Of course, Axl gets Sue and Brick to do the dirty work, having got a really good excuse for not wanting to touch the broken glass (“I got fingerprinted for the missing child program back when mom and dad still cared”), but as payback for the probable glass shards his sibling have undoubtedly incurred, he takes his best shot at teaching them how to look innocent, get their story straight, and lie their asses off. It seems to be a fool’s errand, however, as Brick can’t keep himself from whispering about his chicanery and Sue has a real problem when it comes to settling on fake details. But, dammit, Axl’s not backing down. He’ll make liars out of his brother and sister yet, by God!

Meanwhile, Frankie and Mike are on their way home from their favorite pizza place, enjoying the fringe benefits of still driving around in the borrowed church van, including a ton of semi-mistakenly donated pizza—I say only semi- because “we do work with troubled teens”—and the ability to commit various traffic violations. Frankie, sporadically conscious of the need to do the right thing, wonders aloud worriedly what would Jesus do if he had the van, but Mike assures her, “Same thing I’m doing: 50 in a 35.”

By the time their parents walk through the door, Axl, Sue, and Brick have gotten their story about as straight as they’re gonna get it and are ready to roll, starting with Axl’s mournful “thank heavens you’re home,” but plans to adhere strictly to the Glossner agenda fall by the wayside when Mike gets so pissed off that he decides he wants to walk over there. It’s at that point that it’s decided that “it could be any number of mischievous teens,” possibly even their neighbor’s weird cousin from Des Moines, and… well, you know how it goes. The kids disperse, each taking a pizza for dinner, but Frankie’s Castle sense is tingling, and she doesn’t like the look of this situation one bit.
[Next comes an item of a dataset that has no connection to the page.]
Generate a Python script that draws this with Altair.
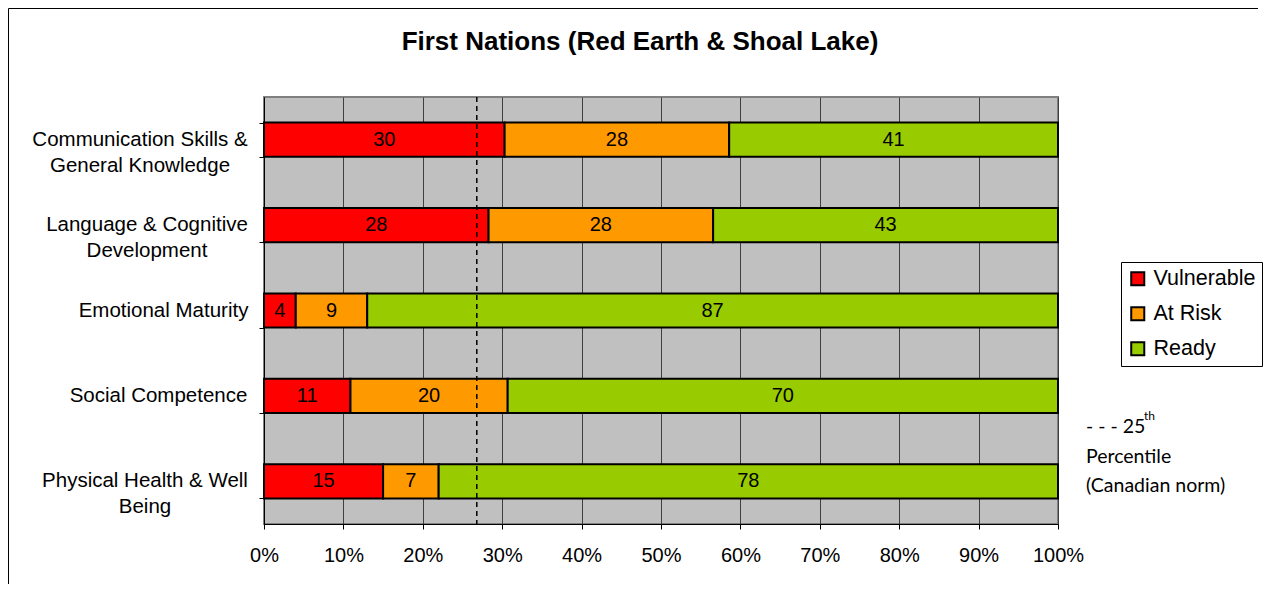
import altair as alt
import pandas as pd

# ---- data ----
categories = [
    "Communication Skills &\nGeneral Knowledge",
    "Language & Cognitive\nDevelopment",
    "Emotional Maturity",
    "Social Competence",
    "Physical Health & Well\nBeing",
]
statuses = ["Vulnerable", "At Risk", "Ready"]
vulnerable = [30, 28, 4, 11, 15]
at_risk = [28, 28, 9, 20, 7]
ready = [41, 43, 87, 70, 78]
norm_25th = 0.268
x_ticks = [0, 0.1, 0.2, 0.3, 0.4, 0.5, 0.6, 0.7, 0.8, 0.9, 1.0]
colors = ["#FF0000", "#FF9900", "#99CC00"]
title_text = "First Nations (Red Earth & Shoal Lake)"
note_lines = ["- - - 25", "th", "Percentile", "(Canadian norm)"]

rows = []
for i, c in enumerate(categories):
    for j, (s, vals) in enumerate(zip(statuses, [vulnerable, at_risk, ready])):
        rows.append({"category": c, "status": s, "value": vals[i], "order": j})
df = pd.DataFrame(rows)
cat_df = pd.DataFrame({"category": categories})

FONT = "Liberation Sans"
NOTE_FONT = "Lato"
W, H = 794, 427
# horizontal centre of each category label block, in px left of the axis
label_centres = [124, 117, 100.5, 105.5, 119]

y_scale = alt.Scale(domain=categories, paddingInner=0.6, paddingOuter=0.3)
x_scale = alt.Scale(domain=[0, 1], nice=False)

y_axis = alt.Axis(
    labels=False,
    tickBand="extent",
    tickSize=5,
    tickColor="black",
    domainColor="black",
    grid=False,
)

x_axis = alt.Axis(
    format=".0%",
    values=x_ticks,
    labelFont=FONT,
    labelFontSize=20,
    labelColor="black",
    labelPadding=16,
    labelFlush=False,
    labelOverlap=False,
    tickSize=5,
    tickColor="black",
    domainColor="black",
    grid=True,
    gridColor="#404040",
    gridWidth=1,
)

Y = dict(field="category", type="nominal", sort=categories, title=None, scale=y_scale, axis=y_axis)

base = alt.Chart(df)

bars = base.mark_bar(stroke="black", strokeWidth=2).encode(
    y=alt.Y(**Y),
    x=alt.X("value:Q", stack="normalize", title=None, scale=x_scale, axis=x_axis),
    color=alt.Color(
        "status:N",
        sort=statuses,
        scale=alt.Scale(domain=statuses, range=colors),
        legend=alt.Legend(
            title=None,
            orient="none",
            legendX=857,
            legendY=165,
            strokeColor="black",
            fillColor="white",
            padding=6,
            symbolType="square",
            symbolSize=170,
            symbolStrokeColor="black",
            symbolStrokeWidth=2,
            symbolOpacity=1,
            labelFont=FONT,
            labelFontSize=21.5,
            labelColor="black",
            labelOffset=5,
            rowPadding=12,
        ),
    ),
    order=alt.Order("order:Q"),
)

labels = (
    base.transform_stack(
        stack="value",
        as_=["x0", "x1"],
        groupby=["category"],
        sort=[alt.SortField("order", "ascending")],
        offset="normalize",
    )
    .transform_calculate(mid="(datum.x0 + datum.x1) / 2")
    .mark_text(font=FONT, fontSize=20, color="black", baseline="middle")
    .encode(
        x=alt.X("mid:Q", scale=x_scale, axis=x_axis, title=None),
        y=alt.Y(**Y),
        text=alt.Text("value:Q", format="d"),
    )
)

cat_labels = []
for c, d in zip(categories, label_centres):
    cat_labels.append(
        alt.Chart(cat_df)
        .transform_filter(alt.datum.category == c)
        .mark_text(font=FONT, fontSize=20.5, color="black", align="center",
                   baseline="middle", lineBreak="\n", lineHeight=26)
        .encode(
            x=alt.value(-d),
            y=alt.Y(**Y),
            text="category:N",
        )
    )

norm_rule = (
    alt.Chart(pd.DataFrame({"x": [norm_25th]}))
    .mark_rule(color="black", strokeDash=[5, 4], strokeWidth=1.5)
    .encode(x=alt.X("x:Q", scale=x_scale, axis=x_axis, title=None))
)

one = alt.Data(values=[{"k": 1}])


def note(text, x, y, size, font=NOTE_FONT, weight="normal", align="left"):
    return alt.Chart(one).mark_text(
        font=font, fontSize=size, fontWeight=weight, color="black",
        align=align, baseline="middle"
    ).encode(x=alt.value(x), y=alt.value(y), text=alt.value(text))


title = note(title_text, W / 2 - 21, -55, 26, font=FONT, weight="bold", align="center")

notes = [
    note(note_lines[0], 822, 330, 19.5),
    note(note_lines[1], 880, 319, 12),
    note(note_lines[2], 822, 360, 19.5),
    note(note_lines[3], 822, 389, 19.5),
]

frame_left = alt.Chart(one).mark_rule(color="black", strokeWidth=1).encode(
    x=alt.value(-255.5), y=alt.value(-88.5), y2=alt.value(H + 60)
)
frame_top = alt.Chart(one).mark_rule(color="black", strokeWidth=1).encode(
    x=alt.value(-255.5), x2=alt.value(W + 200), y=alt.value(-88.5)
)

chart = (
    alt.layer(bars, labels, norm_rule, *cat_labels, title, *notes, frame_left, frame_top)
    .properties(width=W, height=H, padding=0, background="white")
    .configure_view(fill="#C0C0C0", stroke="#808080", strokeWidth=2)
)

chart.save("out.html", embed_options={"renderer": "svg", "actions": False})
And when she realizes the next morning that they’re all getting along? Well, that’s just the last straw.

So begins a spectacular sequence of events, starting with Frankie going all Marathon Man on Axl and Mike taking the hilariously cruel tactic of claiming that they need to use the Disneyland fund to pay for the broken window, leading Eden Sher to turn in another great week as an emotionally-traumatized Sue. They don’t break, though, and Brick manages to hold his own through an ice-cream outing, leading Axl to rationalize, “Clearly, we’ve been playing it wrong all these years: together we are awesome…whereas alone only I am still awesome.” Growing brazen with the realization that there truly is strength in numbers, the trio is promptly blindsided when presented with the Wheel of Pain that Mike and Frankie have designed to punish them. With the spinning of the wheel, however, Frankie is forced into a sudden realization: she’s got to make good on the threat that she’s made—to deprive her only daughter of her only Sue-weet 16 party—even though she doesn’t really want to. (“Then why’d you make the threat?” asks an exasperated Mike. Frankie’s equally frustrated reply: “Because we’re not allowed to hit ’em!”)
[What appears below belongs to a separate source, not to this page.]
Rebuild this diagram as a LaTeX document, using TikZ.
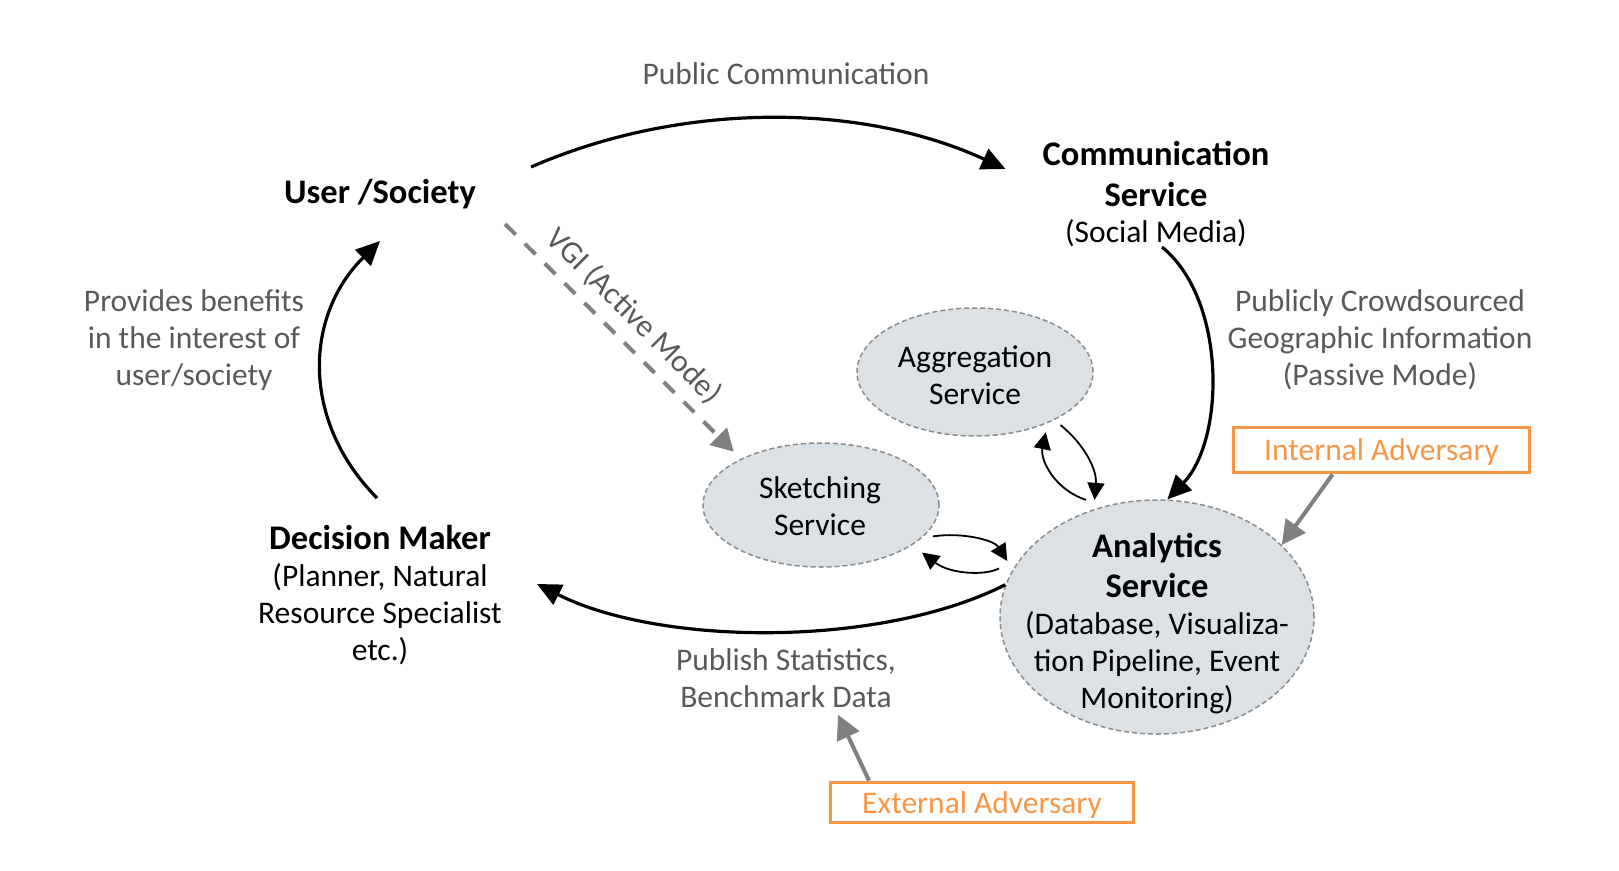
\documentclass[tikz,border=0pt]{standalone}
\usepackage{fontspec}
\setmainfont{Carlito}
\usetikzlibrary{arrows.meta,shapes.geometric}
\definecolor{txtgray}{RGB}{89,89,89}
\definecolor{svcfill}{RGB}{220,225,229}
\definecolor{dashgray}{RGB}{140,140,140}
\definecolor{advorange}{RGB}{247,150,70}
\definecolor{arrgray}{RGB}{128,128,128}
\newcommand\regfont{\fontsize{31.5}{37}\selectfont}
\newcommand\boldbig{\bfseries\fontsize{34.5}{38}\selectfont}
\begin{document}
\begin{tikzpicture}[x=1pt,y=-1pt,
  lbl/.style={font=\regfont, text=txtgray, align=center, inner sep=0pt},
  mainlbl/.style={font=\regfont, text=black, align=center, inner sep=0pt},
  svc/.style={ellipse, draw=dashgray, dash pattern=on 5pt off 3pt, line width=1.5pt, fill=svcfill, inner sep=0pt},
  flow/.style={line width=3.2pt, -{Triangle[length=24pt,width=22pt]}},
  pairarrow/.style={line width=1.8pt, -{Triangle[length=17pt,width=17pt]}},
  advbox/.style={draw=advorange, line width=3.8pt, text=advorange, font=\regfont, inner sep=0pt, text depth=0pt},
  advarrow/.style={draw=arrgray, fill=arrgray, line width=4pt, -{Triangle[length=24pt,width=24pt]}},
  vgiarrow/.style={draw=arrgray, line width=4pt, dash pattern=on 15pt off 13pt, -{Triangle[length=22pt,width=24pt,fill=arrgray]}}
]
\useasboundingbox (0,0) rectangle (1619,870);

% service ellipses
\node[svc, minimum width=236pt, minimum height=128pt] (agg) at (975,372) {};
\node[mainlbl] (aggt) at (975,375) {Aggregation\\Service};
\node[svc, minimum width=236pt, minimum height=124pt] (sk) at (821,505) {};
\node[mainlbl] (skt) at (820,506) {Sketching\\Service};
\node[svc, minimum width=314pt, minimum height=234pt] (ana) at (1157,617) {};
\node[mainlbl] (anat) at (1157,624) {{\boldbig Analytics}\\[3pt]{\boldbig Service}\\(Database, Visualiza-\\tion Pipeline, Event\\Monitoring)};

% text nodes
\node[lbl] (pc) at (786,74) {Public Communication};
\node[mainlbl, font=\boldbig] (us) at (380,194) {User /Society};
\node[mainlbl] (cs) at (1156,194) {{\boldbig Communication}\\[4pt]{\boldbig Service}\\[-1pt](Social Media)};
\node[lbl] (prov) at (194,340) {Provides benefits\\in the interest of\\user/society};
\node[lbl] (pcgi) at (1380,340) {Publicly Crowdsourced\\Geographic Information\\(Passive Mode)};
\node[mainlbl] (dm) at (380,595) {{\boldbig Decision Maker}\\(Planner, Natural\\Resource Specialist\\etc.)};
\node[lbl] (pub) at (786,678) {Publish Statistics,\\Benchmark Data};
\node[lbl, rotate=-45] (vgi) at (634,316) {VGI (Active Mode)};

% adversaries
\node[advbox, minimum width=296pt, minimum height=45pt] (ia) at (1381.5,450) {Internal Adversary};
\node[advbox, minimum width=303pt, minimum height=40pt] (ea) at (982,802.5) {External Adversary};

% main cycle
\draw[flow] ([xshift=55pt,yshift=27pt]us.east) .. controls (680,102) and (860,102) .. ([xshift=-37pt,yshift=25pt]cs.west);
\draw[flow] ([xshift=6pt]cs.south) .. controls (1227,300) and (1225,440) .. (ana.85);
\draw[flow] (ana.168) .. controls (880,648) and (660,646) .. ([xshift=35pt,yshift=11pt]dm.east);
\draw[flow] ([xshift=-3pt,yshift=27pt]dm.north) .. controls (300,420) and (305,315) .. ([yshift=-32pt]us.south);

% VGI
\draw[vgiarrow, shorten >=10pt] ([xshift=29pt,yshift=-15pt]us.south east) -- (sk.150);

% service exchanges
\draw[pairarrow] ([xshift=4pt,yshift=-6pt]agg.-30) .. controls (1085,445) and (1097,470) .. ([yshift=9pt]ana.120);
\draw[pairarrow] ([yshift=12pt]ana.124) .. controls (1055,490) and (1040,460) .. ([xshift=6pt,yshift=-6pt]agg.-40);
\draw[pairarrow] ([xshift=6pt,yshift=-3pt]sk.-15) .. controls (962,532) and (994,540) .. ([xshift=-11pt]ana.158);
\draw[pairarrow] ([xshift=-12pt,yshift=4pt]ana.163) .. controls (985,576) and (950,574) .. ([xshift=12pt,yshift=-6pt]sk.-25);

% adversary arrows
\draw[advarrow] ([xshift=-49pt]ia.south) -- (ana.30);
\draw[advarrow] ([xshift=-113pt]ea.north) -- ([xshift=52pt,yshift=-7pt]pub.south);
\end{tikzpicture}
\end{document}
It’s a hilarious back-and-forth between parents and children, with Frankie freaking out at the thought of Sue losing her party but not wanting to look like “a toothless old tiger” who’s “all threat, no follow-through,” and ultimately coming up with a way to make Mike look like the hero and raise her status as Queen Bitch, explaining, “If you let her have the party, supposedly against my wishes, it’s not really caving, because you didn’t make the threat.” Sure, that works. Except that when the party takes place, with Frankie and Mike trying to keep up their façade that they’re fighting with each other, Sue convinces herself that she’s the cause of the clearly inevitable divorce and spills her guts about the window. In turn, Frankie ’fesses up herself, Sue decides that she really is having the sweetest of all possible 16s, and everyone’s happy again… well, except for Frankie, because she’s having to examine the teeth of convicted felons.
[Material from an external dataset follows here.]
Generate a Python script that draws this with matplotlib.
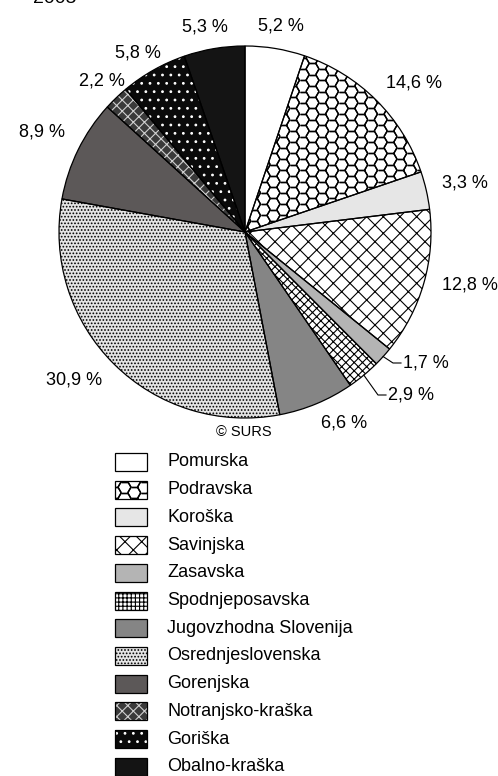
import numpy as np
import matplotlib
matplotlib.use("Agg")
import matplotlib.pyplot as plt
from matplotlib.patches import Rectangle
from matplotlib.collections import LineCollection

plt.rcParams['font.family'] = ['Liberation Sans', 'DejaVu Sans']
plt.rcParams['hatch.linewidth'] = 0.8

# data
regions = ["Pomurska", "Podravska", "Koroška", "Savinjska", "Zasavska",
           "Spodnjeposavska", "Jugovzhodna Slovenija", "Osrednjeslovenska",
           "Gorenjska", "Notranjsko-kraška", "Goriška", "Obalno-kraška"]
shares = [5.2, 14.6, 3.3, 12.8, 1.7, 2.9, 6.6, 30.9, 8.9, 2.2, 5.8, 5.3]
year = "2005"

# styles: face colour, hatch, hatch colour
faces = ["white", "white", "#e6e6e6", "white", "#b4b4b4", "white",
         "#858585", "#e4e4e4", "#5c5858", "#3a3a3a", "#0a0a0a", "#141414"]
hatches = [None, None, None, "xx", None, "xxxx", None, ".....", None, "xxx", "..", None]
hatch_cols = ["black", "black", "black", "black", "black", "black",
              "black", "black", "black", "#d0d0d0", "white", "black"]
legend_hatches = [None, None, None, "xx", None, "++++", None, ".....", None, "xxx", "..", None]

W, H = 498, 776
cx, cy, R = 245, H - 232, 186

# label positions (pixels from top-left) and leader flags
label_xy = [(281, 26), (414, 83), (465, 183), (470, 285), (425, 363), (410, 395),
            (344, 423), (74, 380), (42, 132), (102, 81), (138, 53), (205, 27)]
leader = [False, False, False, False, True, True, False, False, False, False, False, False]

fig = plt.figure(figsize=(W / 100, H / 100), dpi=100)
ax = fig.add_axes([0, 0, 1, 1])

wedges, _ = ax.pie(shares, startangle=90, counterclock=False, center=(cx, cy),
                   radius=R, colors=faces, wedgeprops=dict(linewidth=0))
for w, h, hc in zip(wedges, hatches, hatch_cols):
    if h:
        w.set_hatch(h)
        w.set_edgecolor(hc)
        w.set_linewidth(0)


def hex_lines(x0, x1, y0, y1, s):
    segs = []
    dx, dy = 3 * s, np.sqrt(3) * s
    for i in range(int((x1 - x0) / dx) + 3):
        for j in range(int((y1 - y0) / dy) + 3):
            for off in (0, 1):
                hx = x0 + i * dx + off * 1.5 * s
                hy = y0 + j * dy + off * dy / 2
                pts = [(hx + s * np.cos(a), hy + s * np.sin(a))
                       for a in np.radians(np.arange(0, 361, 60))]
                segs += [[pts[k], pts[k + 1]] for k in range(6)]
    return segs


# honeycomb fill for Podravska
hc_pie = LineCollection(hex_lines(cx - R, cx + R, cy - R, cy + R, 6.5),
                        colors="black", linewidths=1.0)
ax.add_collection(hc_pie)
hc_pie.set_clip_path(wedges[1])

ax.pie(shares, startangle=90, counterclock=False, center=(cx, cy), radius=R,
       wedgeprops=dict(fill=False, edgecolor="black", linewidth=0.9))

for w, val, (lx, ly), ld in zip(wedges, shares, label_xy, leader):
    txt = f"{val:.1f} %".replace(".", ",")
    if ld:
        th = np.radians((w.theta1 + w.theta2) / 2)
        ex, ey = cx + R * np.cos(th), cy + R * np.sin(th)
        endx = lx - 24
        ax.plot([ex, endx - 8, endx], [ey, H - ly, H - ly], color="black", lw=0.8)
        ax.text(endx + 2, H - ly, txt, ha="left", va="center", fontsize=13)
    else:
        ax.text(lx, H - ly, txt, ha="center", va="center", fontsize=13)

ax.text(244, H - 432, "© SURS", ha="center", va="center", fontsize=10.5)
ax.text(55, H - 3, year, ha="center", va="baseline", fontsize=14)

# legend
bx, bw, bh = 115, 32, 18
for i, name in enumerate(regions):
    yc = H - (462 + i * 27.7)
    face = Rectangle((bx, yc - bh / 2), bw, bh, facecolor=faces[i], linewidth=0)
    if legend_hatches[i]:
        face.set_hatch(legend_hatches[i])
        face.set_edgecolor(hatch_cols[i])
        face.set_linewidth(0)
    ax.add_patch(face)
    if i == 1:
        hc_leg = LineCollection(hex_lines(bx - 10, bx + bw + 10, yc - 20, yc + 20, 6.5),
                                colors="black", linewidths=1.0)
        ax.add_collection(hc_leg)
        hc_leg.set_clip_path(face)
    ax.add_patch(Rectangle((bx, yc - bh / 2), bw, bh, fill=False,
                           edgecolor="black", linewidth=0.9))
    ax.text(167, yc, name, ha="left", va="center", fontsize=13)

ax.set_xlim(0, W)
ax.set_ylim(0, H)
ax.axis("off")
fig.savefig("out.png", dpi=100)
Hey, you can’t win ’em all, right?

Stray observations:

  • First of all, for those of you who were wondering where Darrin was—and after last week’s episode, I’m guessing that’s probably everyone—let us all praise executive producer/series co-creator DeAnn Heline for checking her mail on a regular basis, because she provided me with an answer in time for me to include it in my review: “Originally there was a line where Sue explained that she and Darrin were going to celebrate her birthday privately, cause she didn’t want to shove Darrin in Brad’s face. But it got cut for time.” This last sentence was followed by a sad-face emoticon, as well it should have been. Time cuts suck.
  • Brick liked it better when Frankie worked at Ehlert’s and brought home doughnuts. Mike just liked it better when she had a salary. Point: Mike. 
  • If there was one truly redeeming aspect of the dental storyline, it was the reveal of the kids’ red teeth followed by Mike musing, “I don’t have your professional eye, Frankie: What’d they miss?”
  • Sue discusses her cake-decorating party, counting off a need for “seven cakes, or 10 if Dad, Axl, and Brick want to do it.” Mike’s instant reply: “So… seven?”
  • I can’t really say why I think it’s awesome that there’s another hole in the wall, but I do.
  • “Only in this house would broken glass on the floor be considered neat.”
  • “How come the Wheel of Pain always lands on me?” “Tonight or life in general?”
  • “Y’know, it just hit me: I own a lot of plaid.”
  • Be honest, parents: when it comes to following through on your threats, are you the Frankie in your relationship, or are you the Mike? Because I gotta admit, I’m definitely the Frankie.
  • I don’t think there was a single line from any of Sue’s party guests that didn’t make me laugh out loud, from Brad’s love of Sugar Babies on down the line, but special note must be made of Weird Ashley reminding Axl about prom. Mark my words: This story isn’t over yet.
  • Thanks, by the way, to Alasdair Wilkins for stepping in during Second Opinions Week. I just wish I’d been able to switch off and cover Arrowlast week in turn, but the timing didn’t work out, as I was out of town and not in a position to watch it live.
  • Lastly, although this might not be Newswire-worthy information unless you read these reviews every week, this particular audience will no doubt be pleased to learn that, per the fine folks at TVShowsOnDVD.com, DVD plans are finally in the works for The Middle: The Complete Third Season. Woo-hoo!